## GIVEN DATA
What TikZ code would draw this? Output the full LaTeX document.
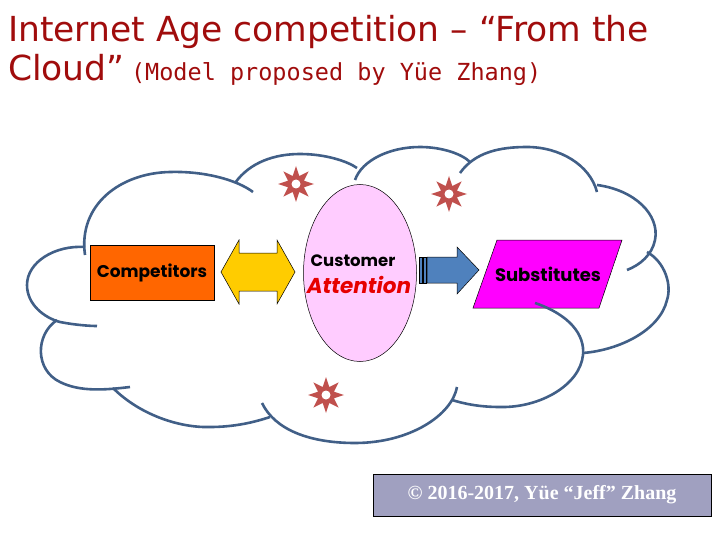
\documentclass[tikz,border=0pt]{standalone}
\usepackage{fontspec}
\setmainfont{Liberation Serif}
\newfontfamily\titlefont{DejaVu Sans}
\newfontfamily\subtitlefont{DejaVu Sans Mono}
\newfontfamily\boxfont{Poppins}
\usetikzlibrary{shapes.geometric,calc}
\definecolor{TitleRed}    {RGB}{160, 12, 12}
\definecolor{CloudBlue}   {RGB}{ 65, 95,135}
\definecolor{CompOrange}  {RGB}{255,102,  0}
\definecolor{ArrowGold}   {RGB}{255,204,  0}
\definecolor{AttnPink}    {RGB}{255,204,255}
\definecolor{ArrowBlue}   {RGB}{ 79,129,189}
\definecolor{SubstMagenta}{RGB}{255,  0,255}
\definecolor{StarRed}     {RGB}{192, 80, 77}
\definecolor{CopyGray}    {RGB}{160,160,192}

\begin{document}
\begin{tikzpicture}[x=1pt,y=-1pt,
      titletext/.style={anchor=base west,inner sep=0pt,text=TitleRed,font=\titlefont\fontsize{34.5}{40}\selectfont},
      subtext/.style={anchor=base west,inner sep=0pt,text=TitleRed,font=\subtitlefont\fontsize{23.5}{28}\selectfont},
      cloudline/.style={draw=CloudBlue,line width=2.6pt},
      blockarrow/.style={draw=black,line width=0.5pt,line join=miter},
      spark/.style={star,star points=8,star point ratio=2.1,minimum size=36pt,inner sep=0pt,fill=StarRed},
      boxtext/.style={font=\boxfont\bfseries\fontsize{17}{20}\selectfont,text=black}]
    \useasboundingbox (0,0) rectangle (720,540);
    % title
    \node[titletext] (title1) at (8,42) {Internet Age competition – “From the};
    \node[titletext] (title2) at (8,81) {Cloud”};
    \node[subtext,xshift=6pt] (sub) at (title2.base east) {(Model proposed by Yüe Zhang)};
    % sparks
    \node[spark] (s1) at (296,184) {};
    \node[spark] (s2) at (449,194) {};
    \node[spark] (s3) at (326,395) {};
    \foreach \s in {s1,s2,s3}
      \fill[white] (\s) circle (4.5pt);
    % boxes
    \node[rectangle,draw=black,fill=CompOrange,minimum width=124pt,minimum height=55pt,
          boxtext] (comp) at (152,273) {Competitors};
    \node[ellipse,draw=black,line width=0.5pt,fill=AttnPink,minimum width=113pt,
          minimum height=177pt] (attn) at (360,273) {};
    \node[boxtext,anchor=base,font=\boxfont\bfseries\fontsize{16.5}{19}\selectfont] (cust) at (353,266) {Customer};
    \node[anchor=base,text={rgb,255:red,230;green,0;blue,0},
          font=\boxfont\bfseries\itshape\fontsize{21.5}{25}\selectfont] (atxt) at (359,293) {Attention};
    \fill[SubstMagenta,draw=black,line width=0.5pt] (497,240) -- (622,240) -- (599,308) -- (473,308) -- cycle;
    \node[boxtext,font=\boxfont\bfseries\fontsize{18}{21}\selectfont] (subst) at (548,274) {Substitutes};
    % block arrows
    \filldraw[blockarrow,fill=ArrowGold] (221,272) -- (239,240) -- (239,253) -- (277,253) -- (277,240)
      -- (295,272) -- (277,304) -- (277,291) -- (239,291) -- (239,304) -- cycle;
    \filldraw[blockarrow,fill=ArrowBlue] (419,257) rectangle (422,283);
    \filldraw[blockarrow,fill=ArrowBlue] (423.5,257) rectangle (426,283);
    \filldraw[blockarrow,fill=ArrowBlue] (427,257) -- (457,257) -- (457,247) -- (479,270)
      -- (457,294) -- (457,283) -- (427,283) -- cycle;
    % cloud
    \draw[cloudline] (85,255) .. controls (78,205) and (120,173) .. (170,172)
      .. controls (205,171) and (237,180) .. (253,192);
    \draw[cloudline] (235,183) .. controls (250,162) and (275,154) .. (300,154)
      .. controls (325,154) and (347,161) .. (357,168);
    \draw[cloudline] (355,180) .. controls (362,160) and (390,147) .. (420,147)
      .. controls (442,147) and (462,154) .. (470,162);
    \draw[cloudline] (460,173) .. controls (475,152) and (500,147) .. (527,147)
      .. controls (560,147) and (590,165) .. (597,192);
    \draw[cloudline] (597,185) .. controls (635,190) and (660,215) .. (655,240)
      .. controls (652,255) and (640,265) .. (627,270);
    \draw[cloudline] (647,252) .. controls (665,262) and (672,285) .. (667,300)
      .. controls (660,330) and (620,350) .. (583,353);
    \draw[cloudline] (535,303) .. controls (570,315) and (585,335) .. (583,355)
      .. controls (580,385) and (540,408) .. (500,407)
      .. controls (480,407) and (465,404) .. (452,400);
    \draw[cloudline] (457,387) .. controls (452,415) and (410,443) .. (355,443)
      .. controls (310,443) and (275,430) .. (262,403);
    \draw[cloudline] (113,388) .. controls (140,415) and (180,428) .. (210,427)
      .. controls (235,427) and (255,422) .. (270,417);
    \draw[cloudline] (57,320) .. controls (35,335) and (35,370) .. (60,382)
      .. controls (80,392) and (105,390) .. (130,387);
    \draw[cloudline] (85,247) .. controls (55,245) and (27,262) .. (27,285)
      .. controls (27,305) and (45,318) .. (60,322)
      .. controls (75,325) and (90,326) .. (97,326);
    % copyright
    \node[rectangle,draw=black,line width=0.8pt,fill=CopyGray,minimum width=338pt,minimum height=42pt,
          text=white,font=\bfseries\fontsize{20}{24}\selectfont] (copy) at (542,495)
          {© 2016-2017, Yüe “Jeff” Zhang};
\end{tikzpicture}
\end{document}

## WORK INSTRUCTIONS
Transcribe the full listing character for character. Pictures are excluded.

## REPLY
What TikZ code would draw this? Output the full LaTeX document.
\documentclass[tikz,border=0pt]{standalone}
\usepackage{fontspec}
\setmainfont{Liberation Serif}
\newfontfamily\titlefont{DejaVu Sans}
\newfontfamily\subtitlefont{DejaVu Sans Mono}
\newfontfamily\boxfont{Poppins}
\usetikzlibrary{shapes.geometric,calc}
\definecolor{TitleRed}    {RGB}{160, 12, 12}
\definecolor{CloudBlue}   {RGB}{ 65, 95,135}
\definecolor{CompOrange}  {RGB}{255,102,  0}
\definecolor{ArrowGold}   {RGB}{255,204,  0}
\definecolor{AttnPink}    {RGB}{255,204,255}
\definecolor{ArrowBlue}   {RGB}{ 79,129,189}
\definecolor{SubstMagenta}{RGB}{255,  0,255}
\definecolor{StarRed}     {RGB}{192, 80, 77}
\definecolor{CopyGray}    {RGB}{160,160,192}

\begin{document}
\begin{tikzpicture}[x=1pt,y=-1pt,
      titletext/.style={anchor=base west,inner sep=0pt,text=TitleRed,font=\titlefont\fontsize{34.5}{40}\selectfont},
      subtext/.style={anchor=base west,inner sep=0pt,text=TitleRed,font=\subtitlefont\fontsize{23.5}{28}\selectfont},
      cloudline/.style={draw=CloudBlue,line width=2.6pt},
      blockarrow/.style={draw=black,line width=0.5pt,line join=miter},
      spark/.style={star,star points=8,star point ratio=2.1,minimum size=36pt,inner sep=0pt,fill=StarRed},
      boxtext/.style={font=\boxfont\bfseries\fontsize{17}{20}\selectfont,text=black}]
    \useasboundingbox (0,0) rectangle (720,540);
    % title
    \node[titletext] (title1) at (8,42) {Internet Age competition – “From the};
    \node[titletext] (title2) at (8,81) {Cloud”};
    \node[subtext,xshift=6pt] (sub) at (title2.base east) {(Model proposed by Yüe Zhang)};
    % sparks
    \node[spark] (s1) at (296,184) {};
    \node[spark] (s2) at (449,194) {};
    \node[spark] (s3) at (326,395) {};
    \foreach \s in {s1,s2,s3}
      \fill[white] (\s) circle (4.5pt);
    % boxes
    \node[rectangle,draw=black,fill=CompOrange,minimum width=124pt,minimum height=55pt,
          boxtext] (comp) at (152,273) {Competitors};
    \node[ellipse,draw=black,line width=0.5pt,fill=AttnPink,minimum width=113pt,
          minimum height=177pt] (attn) at (360,273) {};
    \node[boxtext,anchor=base,font=\boxfont\bfseries\fontsize{16.5}{19}\selectfont] (cust) at (353,266) {Customer};
    \node[anchor=base,text={rgb,255:red,230;green,0;blue,0},
          font=\boxfont\bfseries\itshape\fontsize{21.5}{25}\selectfont] (atxt) at (359,293) {Attention};
    \fill[SubstMagenta,draw=black,line width=0.5pt] (497,240) -- (622,240) -- (599,308) -- (473,308) -- cycle;
    \node[boxtext,font=\boxfont\bfseries\fontsize{18}{21}\selectfont] (subst) at (548,274) {Substitutes};
    % block arrows
    \filldraw[blockarrow,fill=ArrowGold] (221,272) -- (239,240) -- (239,253) -- (277,253) -- (277,240)
      -- (295,272) -- (277,304) -- (277,291) -- (239,291) -- (239,304) -- cycle;
    \filldraw[blockarrow,fill=ArrowBlue] (419,257) rectangle (422,283);
    \filldraw[blockarrow,fill=ArrowBlue] (423.5,257) rectangle (426,283);
    \filldraw[blockarrow,fill=ArrowBlue] (427,257) -- (457,257) -- (457,247) -- (479,270)
      -- (457,294) -- (457,283) -- (427,283) -- cycle;
    % cloud
    \draw[cloudline] (85,255) .. controls (78,205) and (120,173) .. (170,172)
      .. controls (205,171) and (237,180) .. (253,192);
    \draw[cloudline] (235,183) .. controls (250,162) and (275,154) .. (300,154)
      .. controls (325,154) and (347,161) .. (357,168);
    \draw[cloudline] (355,180) .. controls (362,160) and (390,147) .. (420,147)
      .. controls (442,147) and (462,154) .. (470,162);
    \draw[cloudline] (460,173) .. controls (475,152) and (500,147) .. (527,147)
      .. controls (560,147) and (590,165) .. (597,192);
    \draw[cloudline] (597,185) .. controls (635,190) and (660,215) .. (655,240)
      .. controls (652,255) and (640,265) .. (627,270);
    \draw[cloudline] (647,252) .. controls (665,262) and (672,285) .. (667,300)
      .. controls (660,330) and (620,350) .. (583,353);
    \draw[cloudline] (535,303) .. controls (570,315) and (585,335) .. (583,355)
      .. controls (580,385) and (540,408) .. (500,407)
      .. controls (480,407) and (465,404) .. (452,400);
    \draw[cloudline] (457,387) .. controls (452,415) and (410,443) .. (355,443)
      .. controls (310,443) and (275,430) .. (262,403);
    \draw[cloudline] (113,388) .. controls (140,415) and (180,428) .. (210,427)
      .. controls (235,427) and (255,422) .. (270,417);
    \draw[cloudline] (57,320) .. controls (35,335) and (35,370) .. (60,382)
      .. controls (80,392) and (105,390) .. (130,387);
    \draw[cloudline] (85,247) .. controls (55,245) and (27,262) .. (27,285)
      .. controls (27,305) and (45,318) .. (60,322)
      .. controls (75,325) and (90,326) .. (97,326);
    % copyright
    \node[rectangle,draw=black,line width=0.8pt,fill=CopyGray,minimum width=338pt,minimum height=42pt,
          text=white,font=\bfseries\fontsize{20}{24}\selectfont] (copy) at (542,495)
          {© 2016-2017, Yüe “Jeff” Zhang};
\end{tikzpicture}
\end{document}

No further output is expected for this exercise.